Às vésperas da Semana Santa, período de recolhimento espiritual e meditação, ocorre em região tradicionalmente pacífica, delito inacreditável e de inédita malignidade. Mas dele basta lembrar. Realmente desejo comentar o fenômeno em sua generalidade.
Não é de hoje que vem se noticiando o aumento e agravamento da violência. Em outro tempo, um tempo que não é distante, eram raras as casas residenciais que tinham grades e hoje é raro as que não as tenham. Grades em tudo, em moradias de maior aparência e também de médias e até modestas. Quadras inteiras gradeadas.
O cenário é humilhante. Da porta de entrada à janela, no pavimento superior, grades e grades. Não são por adorno, mas por segurança, senão por medo. Isto nas casas de famílias, a revelar a extensão e profundidade do fenômeno. Já não falo no que se passa nas ruas como arrancar a bolsa de uma senhora, outrora inatacável e respeitável, hoje vítima quiçá preferencial. Bater uma carteira? Há especialistas! As vítimas apelam à Polícia! Para quê? A partir daí quadros se sucedem. Pessoas idosas gozam de privilégios e de respeito? Ledo engano! Bem ao contrário. Pessoas que recebem pensões ou proventos em datas certas são alvos preferidos à saída de bancos, são acompanhadas e no momento apropriado depenadas. Manifestações que não acabam em atos de violência, vidraças e vitrinas quebradas, não são manifestações. Queimam carros e ônibus por qualquer motivo ou sem motivo, que seriam asselvajados em qualquer lugar do mundo. A preferência agora é incendiar veículos estacionados, vão se tornando corriqueiros. A quanto sobe a lesão material desses bens? Em muitas dessas depredações a polícia não interfere, assiste. É orientação superior. A degradação dos sentimentos humanos é visível e vai se tornando tolerável mercê da habitualidade.

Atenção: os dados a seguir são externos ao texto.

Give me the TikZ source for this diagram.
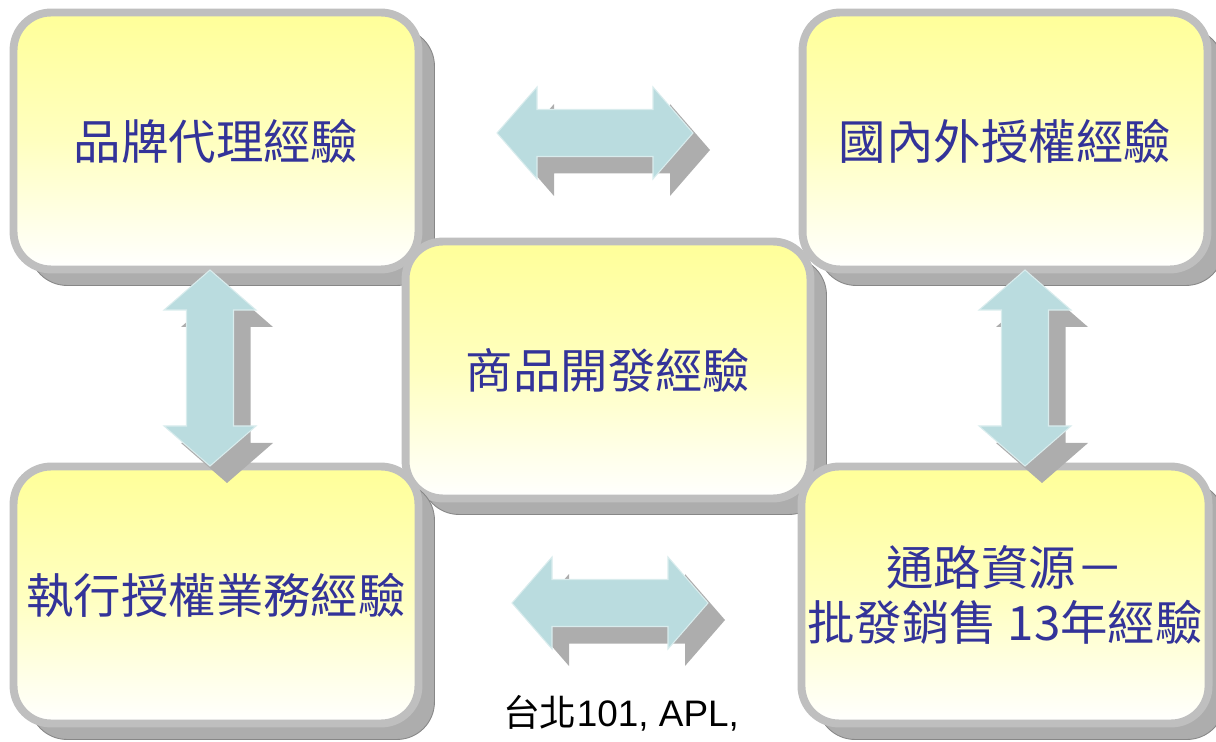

A própria linguagem vai se deturpando e se adaptando aos novos padrões, mas se não estou em erro, o eufemismo vem da autoridade. Vandalismo passa a ser manifestação social; corrupção, malfeito; invasão, ocupação; mascarado, manifestante; furto, roubo, apropriação; troca de legenda, governabilidade… e assim por diante.
A nova sinonímia espelha a realidade do fenômeno e seu significado real.
Mas ele atravanca, a meu juízo, na violência disseminada; se há professores ásperos, há alunos violentos em relação aos seus professores, que, outrora, eram respeitados, mesmo quando não apreciados. Suponho que o automóvel tenha sua pitada de responsabilidade. O automóvel, quanto melhor, maior a influência em seu motorista. Mas estou me excedendo em coisas fúteis quando o tempo da Páscoa é de paz, de meditação e silêncios. O diabo é que nem os dias pascais se mantêm imunes à poeira da violência que penetra em toda a parte, embora não se sabe donde vem; vem quando menos se espera e donde nem se imagina; vem com a naturalidade do pólen das flores ou do canto dos pássaros, ainda que de outras nascentes e outras destinações.